26 Jan. 2012 | by Peter Wong

The Australian Chess Federation has announced the winner of the Whyatt Medal, presented once every few years for outstanding achievements in the chess problem field. The well-deserved recipient is Geoff Foster. His compositions – a diverse range of orthodox and fairy problems – have garnered plenty of awards from around the world. One highlight is a two-mover that won the Brian Harley Award, the first time in over thirty years that an Australian has gained this major prize. Geoff is also the expert editor of the ‘Problem Potpourri’ column in Australasian Chess.

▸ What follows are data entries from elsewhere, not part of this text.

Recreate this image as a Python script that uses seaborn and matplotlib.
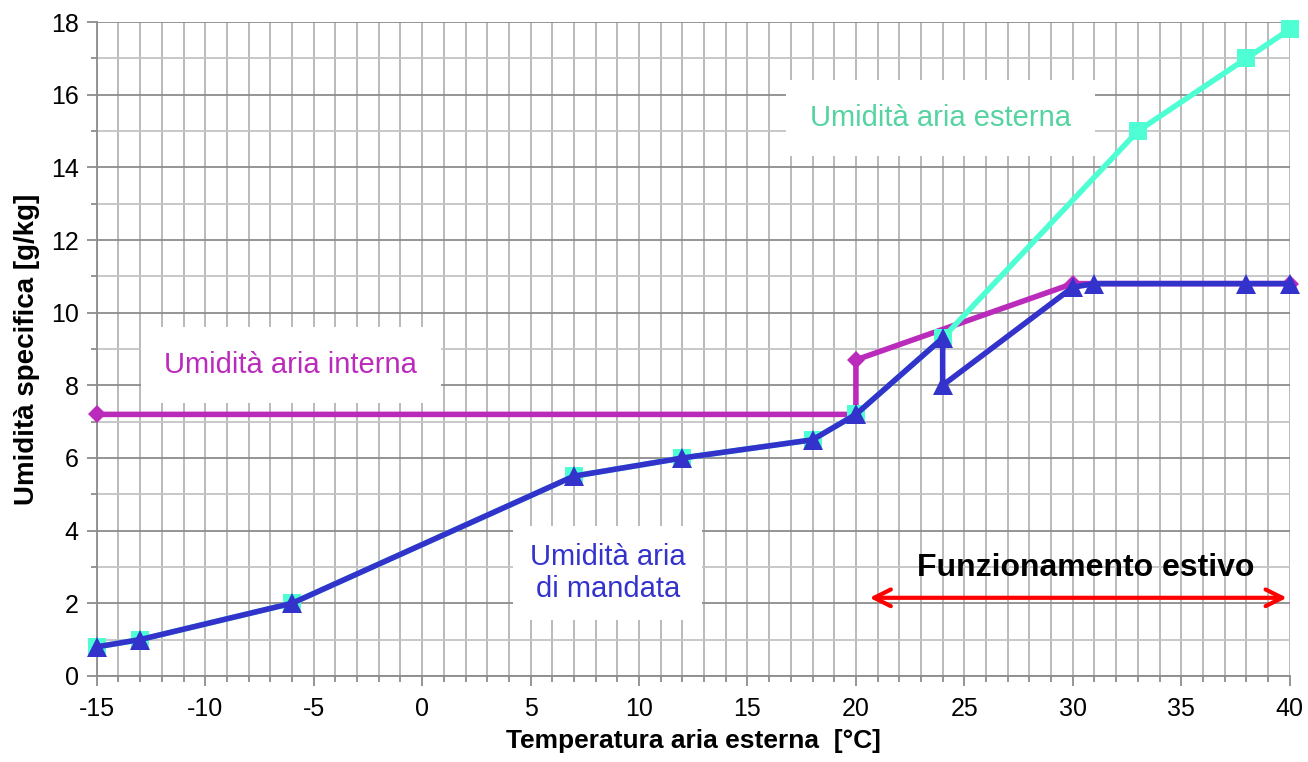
import matplotlib
matplotlib.use("Agg")
import matplotlib.pyplot as plt
from matplotlib.ticker import MultipleLocator
import seaborn as sns

OUTPUT_FILE = "out.png"

# Data
t_esterna = [-15, -13, -6, 7, 12, 18, 20, 24, 33, 38, 40]
x_esterna = [0.8, 1.0, 2.0, 5.5, 6.0, 6.5, 7.2, 9.3, 15.0, 17.0, 17.8]

t_interna = [-15, 20, 20, 30, 40]
x_interna = [7.2, 7.2, 8.7, 10.8, 10.8]

t_mandata = [-15, -13, -6, 7, 12, 18, 20, 24, 24, 30, 31, 38, 40]
x_mandata = [0.8, 1.0, 2.0, 5.5, 6.0, 6.5, 7.2, 9.3, 8.0, 10.7, 10.8, 10.8, 10.8]

sns.set_theme(style="white")
plt.rcParams["font.family"] = ["Liberation Sans", "DejaVu Sans"]
plt.rcParams["axes.unicode_minus"] = False

fig = plt.figure(figsize=(13.08, 7.62), dpi=100)
ax = fig.add_axes([0.074, 0.113, 0.912, 0.858])

c_int = "#BB2BBB"
c_est = "#4DFFD2"
c_man = "#3333CC"

sns.lineplot(x=t_interna, y=x_interna, sort=False, estimator=None, color=c_int,
             linewidth=4, marker="D", markersize=9, markeredgewidth=0,
             clip_on=False, ax=ax, zorder=3)
sns.lineplot(x=t_esterna, y=x_esterna, sort=False, estimator=None, color=c_est,
             linewidth=4, marker="s", markersize=13.5, markeredgewidth=0,
             clip_on=False, ax=ax, zorder=4)
sns.lineplot(x=t_mandata, y=x_mandata, sort=False, estimator=None, color=c_man,
             linewidth=4, marker="^", markersize=15, markeredgewidth=0,
             clip_on=False, ax=ax, zorder=5)

ax.set_xlim(-15, 40)
ax.set_ylim(0, 18)
ax.xaxis.set_major_locator(MultipleLocator(5))
ax.xaxis.set_minor_locator(MultipleLocator(1))
ax.yaxis.set_major_locator(MultipleLocator(2))
ax.yaxis.set_minor_locator(MultipleLocator(1))

# grid: darker lines on the even values, lighter ones in between
ax.grid(True, which="major", axis="y", color="#8c8c8c", linewidth=1.3)
ax.grid(True, which="minor", axis="y", color="#c4c4c4", linewidth=1.3)
ax.grid(True, which="both", axis="x", color="#b4b4b4", linewidth=1.3)
ax.set_axisbelow(True)

for s in ["top", "right"]:
    ax.spines[s].set_visible(False)
for s in ["left", "bottom"]:
    ax.spines[s].set_color("#8c8c8c")
    ax.spines[s].set_linewidth(1.3)

ax.tick_params(axis="both", which="major", direction="out", length=7, width=1.3,
               color="#8c8c8c", labelsize=18, labelcolor="black", bottom=True, left=True)
ax.tick_params(axis="both", which="minor", direction="out", length=4, width=1.3,
               color="#8c8c8c", bottom=True, left=True)
ax.tick_params(axis="x", pad=8)
ax.tick_params(axis="y", pad=6)

ax.set_xlabel("Temperatura aria esterna  [°C]", fontsize=19, fontweight="bold",
              color="black", labelpad=6)
ax.set_ylabel("Umidità specifica [g/kg]", fontsize=20, fontweight="bold",
              color="black", labelpad=8)

box = dict(facecolor="white", edgecolor="none", pad=17)
ax.text(23.9, 15.36, "Umidità aria esterna", color="#55D3A0", fontsize=21,
        ha="center", va="center", bbox=box, zorder=6)
ax.text(-6.06, 8.56, "Umidità aria interna", color=c_int, fontsize=21,
        ha="center", va="center", bbox=box, zorder=6)
ax.text(8.56, 2.84, "Umidità aria\ndi mandata", color=c_man, fontsize=21,
        ha="center", va="center", linespacing=1.2,
        bbox=dict(facecolor="white", edgecolor="none", pad=12), zorder=6)
ax.text(30.6, 2.97, "Funzionamento estivo", color="black", fontsize=23,
        fontweight="bold", ha="center", va="center", zorder=6)

# red double arrow for the summer range
ax.annotate("", xy=(40, 2.15), xytext=(20.5, 2.15),
            arrowprops=dict(arrowstyle="<->", color="red", lw=3,
                            mutation_scale=30), zorder=6)

plt.savefig(OUTPUT_FILE, dpi=100)
plt.close()
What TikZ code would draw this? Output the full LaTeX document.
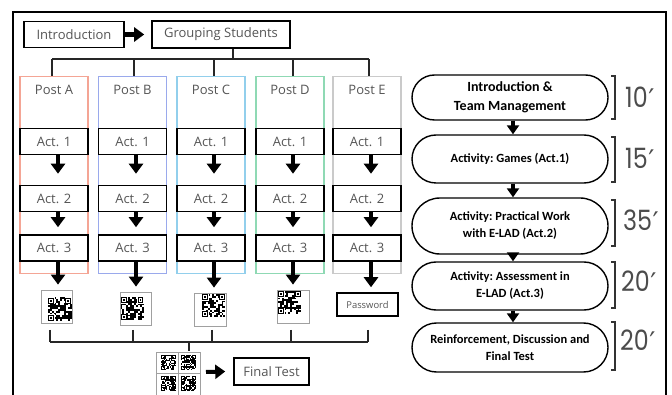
\documentclass[tikz,border=0pt]{standalone}
\usepackage{fontspec}
\usepackage{graphicx}
\setmainfont{Open Sans}
\newfontfamily\boxfont{Carlito}
\newfontfamily\numfont{Poppins}
\newfontfamily\primefont{DejaVu Sans}
\usetikzlibrary{arrows.meta,shapes.misc,calc}

\definecolor{txtgray}{HTML}{555555}
\definecolor{postA}{HTML}{F4A595}
\definecolor{postB}{HTML}{9AA9EC}
\definecolor{postC}{HTML}{92CFEC}
\definecolor{postD}{HTML}{8FD9B4}
\definecolor{postE}{HTML}{CACACA}
\definecolor{qrgray}{HTML}{A0A0A0}

\newcommand{\qrpattern}[4]{% #1 x, #2 y, #3 cell, #4 seed
  \pgfmathsetseed{#4}%
  \foreach \i in {0,...,11}{%
    \foreach \j in {0,...,11}{%
      \pgfmathrandominteger{\qrr}{0}{4}%
      \ifnum\qrr>1\relax
        \fill[black] ({#1+\i*#3},{#2+\j*#3}) rectangle ++(#3,#3);
      \fi
    }%
  }%
  \foreach \fx/\fy in {0/0,8.5/0,0/8.5}{%
    \fill[white] ({#1+\fx*#3},{#2+\fy*#3}) rectangle ++({3.5*#3},{3.5*#3});
    \fill[black] ({#1+(\fx+0.25)*#3},{#2+(\fy+0.25)*#3}) rectangle ++({3*#3},{3*#3});
    \fill[white] ({#1+(\fx+0.75)*#3},{#2+(\fy+0.75)*#3}) rectangle ++({2*#3},{2*#3});
    \fill[black] ({#1+(\fx+1.25)*#3},{#2+(\fy+1.25)*#3}) rectangle ++({1*#3},{1*#3});
  }%
}
\newcommand{\mins}[1]{\scalebox{0.85}[1]{#1}\hspace{0.5pt}{\primefont\fontsize{27}{29}\selectfont\raisebox{-1pt}{′}}}

\tikzset{
  lbox/.style={draw, line width=1.6pt, text=txtgray, inner sep=0pt,
    font=\fontsize{13}{15}\selectfont},
  actbox/.style={lbox, minimum width=68pt, minimum height=26pt},
  postbox/.style={draw=#1, line width=1.3pt, minimum width=68pt, minimum height=197pt,
    anchor=north, inner sep=0pt},
  postlabel/.style={text=txtgray, font=\fontsize{13}{15}\selectfont, inner sep=0pt},
  qrbox/.style={draw=qrgray, line width=0.8pt, inner sep=0pt, fill=white},
  fat/.style={line width=4pt, -{Triangle[length=10pt,width=14pt]}},
  rfat/.style={line width=3.5pt, -{Triangle[length=9pt,width=12pt]}},
  conn/.style={line width=1.3pt, draw=black!85},
  rbox/.style={rounded rectangle, draw, line width=1.4pt, minimum width=196pt,
    align=center, inner sep=0pt, font=\boxfont\bfseries\frenchspacing\fontsize{12.5}{17}\selectfont},
  brk/.style={line width=1.2pt, draw=black!80},
  num/.style={anchor=west, text=black!70, inner sep=0pt,
    font=\numfont\fontsize{28}{30}\selectfont},
}

\begin{document}
\begin{tikzpicture}[x=1pt,y=-1pt]
\useasboundingbox (0,0) rectangle (672,395);
\fill[white] (0,0) rectangle (672,395);

% outer frame
\draw[line width=1.5pt] (13,397) -- (13,12) -- (666,12) -- (666,397);

% top row
\node[lbox, minimum width=100pt, minimum height=26pt] (intro) at (74,34.5) {Introduction};
\node[lbox, minimum width=138pt, minimum height=27pt] (grp) at (221,34.5) {Grouping Students};
\draw[fat, line width=5pt] (intro.east) -- ($(grp.west)+(-7,0)$);

% distribution bus
\coordinate (gdrop) at (233,59);
\draw[conn] (grp.south -| gdrop) -- (gdrop);
\draw[conn] (52,59) -- (369,59);

% posts
\foreach \n/\cx/\ax/\tx/\bx/\col in {A/54/58/52/50/postA, B/132.5/136/134/133/postB,
    C/211/214/214/212/postC, D/290/293/293/291/postD, E/367/371/369/368/postE}{
  \node[postbox=\col] (p\n) at (\cx,76) {};
  \node[postlabel] (l\n) at (\cx,90) {Post \n};
  \draw[conn] (\tx,59) -- (p\n.north -| \tx,0);
  \node[actbox] (a1\n) at (\cx,141.5) {Act. 1};
  \node[actbox] (a2\n) at (\cx,198.5) {Act. 2};
  \node[actbox] (a3\n) at (\cx,248) {Act. 3};
  \draw[fat, shorten >=11pt] (a1\n.south -| \ax,0) -- (a2\n.north -| \ax,0);
  \draw[fat, shorten >=7pt] (a2\n.south -| \ax,0) -- (a3\n.north -| \ax,0);
  \coordinate (t\n) at (\bx,330);
  \coordinate (b\n) at (\bx,342);
  \draw[conn] (t\n) -- (b\n);
}

% QR codes
\node[qrbox, minimum width=31pt, minimum height=33pt] (qA) at (56.5,306.5) {};
\qrpattern{47.5}{297.5}{2}{11}
\node[qrbox, minimum width=31pt, minimum height=33pt] (qB) at (135.5,308.5) {};
\qrpattern{120.5}{297}{1.95}{23}
\node[qrbox, minimum width=32pt, minimum height=33pt] (qC) at (210,309.5) {};
\qrpattern{202}{294}{1.95}{37}
\node[qrbox, minimum width=32pt, minimum height=33pt] (qD) at (293,306.5) {};
\qrpattern{278}{291}{1.95}{53}
\node[lbox, minimum width=61pt, minimum height=23pt, line width=1.5pt,
  font=\fontsize{9.4}{11}\selectfont] (qE) at (367.5,304.5) {Password};

\foreach \n/\ax in {A/58,B/136,C/214,D/293,E/371}{
  \draw[fat, shorten >=5pt] (a3\n.south -| \ax,0) -- (q\n.north -| \ax,0);
}

% collecting bus
\draw[conn] (bA) -- (bE);
\coordinate (fdrop) at (189,351);
\draw[conn] (bA -| fdrop) -- (fdrop);

% final QR composite
\node[qrbox, minimum width=22pt, minimum height=21pt] (f1) at (167,362.5) {};
\node[qrbox, minimum width=22pt, minimum height=21pt] (f2) at (189,362.5) {};
\node[qrbox, minimum width=22pt, minimum height=22pt] (f3) at (167,384) {};
\node[qrbox, minimum width=22pt, minimum height=22pt] (f4) at (189,384) {};
\qrpattern{161}{355}{1.25}{71}
\qrpattern{181}{355}{1.25}{83}
\qrpattern{161}{376}{1.25}{97}
\qrpattern{181}{376}{1.25}{101}

\node[lbox, minimum width=75pt, minimum height=27pt] (final) at (271.5,371.5) {Final Test};
\draw[fat] (206,372) coordinate (fs) -- ($(final.west)+(-8,0)$);

% right flow
\node[rbox, minimum height=45pt, font=\boxfont\bfseries\fontsize{14}{19}\selectfont]
  (r1) at (510,97.5) {Introduction \&\\Team Management};
\node[rbox, minimum height=48pt] (r2) at (510,159) {Activity: Games (Act.1)};
\node[rbox, minimum height=56pt] (r3) at (510,226) {Activity: Practical Work\\with E-LAD (Act.2)};
\node[rbox, minimum height=48pt] (r4) at (510,286) {Activity: Assessment in\\E-LAD (Act.3)};
\node[rbox, minimum height=49pt] (r5) at (510,347.5) {Reinforcement, Discussion and\\Final Test};

\coordinate (rx) at (513,0);
\draw[rfat] (r1.south -| rx) -- (r2.north -| rx);
\draw[rfat] (r2.south -| rx) -- (r3.north -| rx);
\draw[rfat] (r3.south -| rx) -- (r4.north -| rx);
\draw[rfat] (r4.south -| rx) -- (r5.north -| rx);

% brackets and durations
\draw[brk] (611,76) -- (615,76) -- (615,119) -- (611,119);
\draw[brk] (611,137) -- (615,137) -- (615,182) -- (611,182);
\draw[brk] (611,200) -- (615,200) -- (615,246) -- (611,246);
\draw[brk] (611,262) -- (615,262) -- (615,308) -- (611,308);
\draw[brk] (611,322) -- (615,322) -- (615,370) -- (611,370);
\node[num] (d1) at (625,98) {\mins{10}};
\node[num] (d2) at (625,159) {\mins{15}};
\node[num] (d3) at (623,221) {\mins{35}};
\node[num] (d4) at (621,282) {\mins{20}};
\node[num] (d5) at (620,341) {\mins{20}};
\end{tikzpicture}
\end{document}
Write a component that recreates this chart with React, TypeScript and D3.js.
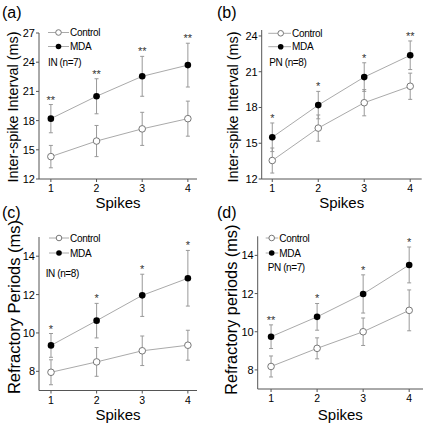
import React from "react";
import * as d3 from "d3";

// ---------- data ----------
const spikes = [1, 2, 3, 4];

// (a) Inter-spike interval, IN (n=7)
const isiINControl = [14.3, 15.9, 17.15, 18.2];
const isiINControlErr = [1.15, 1.6, 1.7, 1.8];
const isiINMDA = [18.2, 20.5, 22.55, 23.7];
const isiINMDAErr = [1.45, 1.8, 2.05, 2.25];
const isiINSig = ["**", "**", "**", "**"];

// (b) Inter-spike interval, PN (n=8)
const isiPNControl = [13.55, 16.27, 18.4, 19.78];
const isiPNControlErr = [1.05, 1.1, 1.1, 1.1];
const isiPNMDA = [15.5, 18.2, 20.55, 22.38];
const isiPNMDAErr = [1.2, 1.15, 1.2, 1.2];
const isiPNSig = ["*", "*", "*", "**"];

// (c) Refractory periods, IN (n=8)
const rpINControl = [7.95, 8.49, 9.07, 9.36];
const rpINControlErr = [0.65, 0.75, 0.77, 0.78];
const rpINMDA = [9.35, 10.64, 11.96, 12.85];
const rpINMDAErr = [0.62, 0.9, 1.1, 1.45];
const rpINSig = ["*", "*", "*", "*"];

// (d) Refractory periods, PN (n=7)
const rpPNControl = [8.18, 9.13, 10.0, 11.12];
const rpPNControlErr = [0.55, 0.55, 0.72, 1.07];
const rpPNMDA = [9.74, 10.78, 11.98, 13.5];
const rpPNMDAErr = [0.62, 0.7, 1.0, 0.94];
const rpPNSig = ["**", "*", "*", "*"];

const isiINTicks = [12, 15, 18, 21, 24, 27];
const isiPNTicks = [12, 15, 18, 21, 24];
const rpTicks = [8, 10, 12, 14];

const seriesNames = ["Control", "MDA"];

// ---------- styling ----------
const FONT = "'Liberation Sans', Arial, Helvetica, sans-serif";
const AXIS = "#555";
const LINE = "#aaa";
const ERR = "#999";
const OPEN = "#777";

type PanelProps = {
  letter: string;
  letterXY: [number, number];
  yLabel: string;
  yLabelFont: number;
  yLabelXY: [number, number];
  xRange: [number, number];
  xDomain: [number, number];
  yRange: [number, number];
  yDomain: [number, number];
  yTicks: number[];
  control: number[];
  controlErr: number[];
  mda: number[];
  mdaErr: number[];
  sig: string[];
  group: string;
  legendX: [number, number, number];
  legendY: [number, number, number];
  groupX: number;
  spikesY: number;
};

function Panel(p: PanelProps) {
  const x = d3.scaleLinear().domain(p.xDomain).range(p.xRange);
  const y = d3.scaleLinear().domain(p.yDomain).range(p.yRange);
  const line = d3
    .line<number>()
    .x((_, i) => x(spikes[i]))
    .y((d) => y(d));
  const x0 = p.xRange[0];
  const y0 = p.yRange[0];
  const cap = 2;

  const errBars = (vals: number[], errs: number[], key: string) =>
    vals.map((v, i) => {
      const cx = x(spikes[i]);
      const top = y(v + errs[i]);
      const bot = y(v - errs[i]);
      return (
        <g key={key + i} stroke={ERR} strokeWidth={1}>
          <line x1={cx} x2={cx} y1={top} y2={bot} />
          <line x1={cx - cap} x2={cx + cap} y1={top} y2={top} />
          <line x1={cx - cap} x2={cx + cap} y1={bot} y2={bot} />
        </g>
      );
    });

  const [lx1, lxm, lx2] = p.legendX;
  return (
    <g fontFamily={FONT}>
      <text x={p.letterXY[0]} y={p.letterXY[1]} fontSize={16}>
        {p.letter}
      </text>
      <text
        transform={`translate(${p.yLabelXY[0]},${p.yLabelXY[1]}) rotate(-90)`}
        textAnchor="middle"
        fontSize={p.yLabelFont}
      >
        {p.yLabel}
      </text>
      <text
        x={(p.xRange[0] + p.xRange[1]) / 2}
        y={p.spikesY}
        textAnchor="middle"
        fontSize={15}
      >
        Spikes
      </text>

      {/* axes */}
      <line x1={x0} x2={x0} y1={y0} y2={p.yRange[1]} stroke={AXIS} />
      <line x1={x0} x2={p.xRange[1]} y1={y0} y2={y0} stroke={AXIS} />
      {p.yTicks.map((t) => (
        <g key={"yt" + t}>
          <line x1={x0 - 3} x2={x0} y1={y(t)} y2={y(t)} stroke={AXIS} />
          <text x={x0 - 4} y={y(t) + 4} textAnchor="end" fontSize={11}>
            {t}
          </text>
        </g>
      ))}
      {spikes.map((s) => (
        <g key={"xt" + s}>
          <line x1={x(s)} x2={x(s)} y1={y0} y2={y0 + 3} stroke={AXIS} />
          <text x={x(s)} y={y0 + 13} textAnchor="middle" fontSize={10.5}>
            {s}
          </text>
        </g>
      ))}

      {/* series */}
      <path d={line(p.control) || ""} fill="none" stroke={LINE} />
      <path d={line(p.mda) || ""} fill="none" stroke={LINE} />
      {errBars(p.control, p.controlErr, "c")}
      {errBars(p.mda, p.mdaErr, "m")}
      {p.control.map((v, i) => (
        <circle key={"co" + i} cx={x(spikes[i])} cy={y(v)} r={3.3} fill="#fff" stroke={OPEN} />
      ))}
      {p.mda.map((v, i) => (
        <circle key={"mo" + i} cx={x(spikes[i])} cy={y(v)} r={3.3} fill="#000" />
      ))}
      {p.sig.map((s, i) => (
        <text
          key={"s" + i}
          x={x(spikes[i])}
          y={y(p.mda[i] + p.mdaErr[i]) - 1}
          textAnchor="middle"
          fontSize={11}
          fill="#333"
        >
          {s}
        </text>
      ))}

      {/* legend */}
      <line x1={lx1} x2={lx2} y1={p.legendY[0]} y2={p.legendY[0]} stroke={LINE} />
      <circle cx={lxm} cy={p.legendY[0]} r={2.8} fill="#fff" stroke={OPEN} />
      <text x={lx2 + 1} y={p.legendY[0] + 3.5} fontSize={10} letterSpacing={-0.3}>
        {seriesNames[0]}
      </text>
      <line x1={lx1} x2={lx2} y1={p.legendY[1]} y2={p.legendY[1]} stroke={LINE} />
      <circle cx={lxm} cy={p.legendY[1]} r={2.8} fill="#000" />
      <text x={lx2 + 1} y={p.legendY[1] + 3.5} fontSize={10} letterSpacing={-0.3}>
        {seriesNames[1]}
      </text>
      <text x={p.groupX} y={p.legendY[2]} fontSize={10} letterSpacing={-0.4}>
        {p.group}
      </text>
    </g>
  );
}

export default function App() {
  return (
    <svg width={430} height={426} style={{ display: "block", position: "absolute", left: 0, top: 0 }}>
      <rect width={430} height={426} fill="#fff" />
      <Panel
        letter="(a)"
        letterXY={[2, 17.5]}
        yLabel="Inter-spike Interval (ms)"
        yLabelFont={14.4}
        yLabelXY={[17.5, 107]}
        xRange={[39, 197]}
        xDomain={[0.74, 4.2]}
        yRange={[179, 33]}
        yDomain={[12, 27]}
        yTicks={isiINTicks}
        control={isiINControl}
        controlErr={isiINControlErr}
        mda={isiINMDA}
        mdaErr={isiINMDAErr}
        sig={isiINSig}
        group="IN (n=7)"
        legendX={[48, 58.5, 69]}
        legendY={[32.5, 46.5, 65.5]}
        groupX={48}
        spikesY={207.5}
      />
      <Panel
        letter="(b)"
        letterXY={[217, 17.5]}
        yLabel="Inter-spike Interval (ms)"
        yLabelFont={14.4}
        yLabelXY={[237.5, 107]}
        xRange={[261.7, 421.7]}
        xDomain={[0.77, 4.25]}
        yRange={[179, 30]}
        yDomain={[12, 24.5]}
        yTicks={isiPNTicks}
        control={isiPNControl}
        controlErr={isiPNControlErr}
        mda={isiPNMDA}
        mdaErr={isiPNMDAErr}
        sig={isiPNSig}
        group="PN (n=8)"
        legendX={[268.3, 280.7, 291]}
        legendY={[33.3, 46.7, 65.5]}
        groupX={269.3}
        spikesY={207.5}
      />
      <Panel
        letter="(c)"
        letterXY={[2, 218]}
        yLabel="Refractory Periods (ms)"
        yLabelFont={16.5}
        yLabelXY={[19.5, 307]}
        xRange={[39, 197]}
        xDomain={[0.737, 4.2]}
        yRange={[390.5, 237]}
        yDomain={[7, 15]}
        yTicks={rpTicks}
        control={rpINControl}
        controlErr={rpINControlErr}
        mda={rpINMDA}
        mdaErr={rpINMDAErr}
        sig={rpINSig}
        group="IN (n=8)"
        legendX={[49, 59, 69]}
        legendY={[238, 253, 276.5]}
        groupX={45.7}
        spikesY={419.5}
      />
      <Panel
        letter="(d)"
        letterXY={[217, 218]}
        yLabel="Refractory periods (ms)"
        yLabelFont={16.3}
        yLabelXY={[236.7, 309.7]}
        xRange={[257.7, 423]}
        xDomain={[0.71, 4.3]}
        yRange={[389, 236.3]}
        yDomain={[7, 15]}
        yTicks={rpTicks}
        control={rpPNControl}
        controlErr={rpPNControlErr}
        mda={rpPNMDA}
        mdaErr={rpPNMDAErr}
        sig={rpPNSig}
        group="PN (n=7)"
        legendX={[265.7, 271.7, 278.3]}
        legendY={[238, 253, 270.5]}
        groupX={267.7}
        spikesY={420}
      />
    </svg>
  );
}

And recently he took over the reins of The Problemist Supplement, a periodical that accompanies the world’s leading chess problem journal, The Problemist. Well done, Geoff!

Geoff Foster

The Problemist 2003, 2nd Prize

Mate in 2

Here are two of Geoff’s prize-winning problems. The two-mover demonstrates cyclic refutation, a theme that’s very difficult to achieve when it involves the maximum amount of changed play. Tries (all waiting moves): 1.Qa8? 1…exd5 2.Qxd5, 1…d3 2.Qa4, but 1…exf4! 1.Qc8? 1…exf4 2.Qxe6, 1…exd5 2.Qxf5, but 1…d3! 1.Qh4? 1…d3 2.Re3, 1…exf4 2.Qxf4, but 1…exd5! In these try phases, the three thematic pawn moves rotate their functions as the refutation and as defences that induce changed mates. After the flight-giving key, 1.Sb5! (waiting), the three pawn moves yield further new mates, to bring about the maximum nine different mating moves in total: 1…exd5 2.Sxd6, 1…d3 2.Sc3, 1…exf4 2.Qxd4, and 1…Kxd5 2.Qa8.

Geoff Foster

Die Schwalbe 1996, 4th Prize

Series-helpstalemate in 21, 2 solutions

In the series-mover, Black plays 21 moves consecutively to reach a position where White can give stalemate. To incorporate more than one solution in a problem of this length is rare, and the two precise sequences are pleasingly varied. 1. Rh1 2.g1(S) 3.Bg2 4.Sf3 5.Rhg1 6.h1(B) 7.h2 8.Bh3 9.Rg2 10.Kg1 11.Rgf2 12.B1g2 13.h1(R) 14.Kh2 15.Rfg1 16.Bf1 17.Bhg2 18.Kh3 19.Rh2 20.Bh1 21.g2 Rxg5. 1.h1(R) 2.Rh2 3.Rgh1 4.g1(S) 5.Rg2 6.h2 7.Sh3 8.Rhg1 9.h1(B) 10.Rh2 11.Bhg2 12.Rgh1 13.Kg1 14.Rf2 15.Bf1 16.Rhg2 17.Kh2 18.Sg1 19.Kh3 20.Rgh2 21.g2 Kxg5. The two parts see Black promoting to the same triplet of R, B, and S, but in a shifted order. Black’s final configurations also display a change of the pinned piece on f3, which in turn forces a different white stalemating move.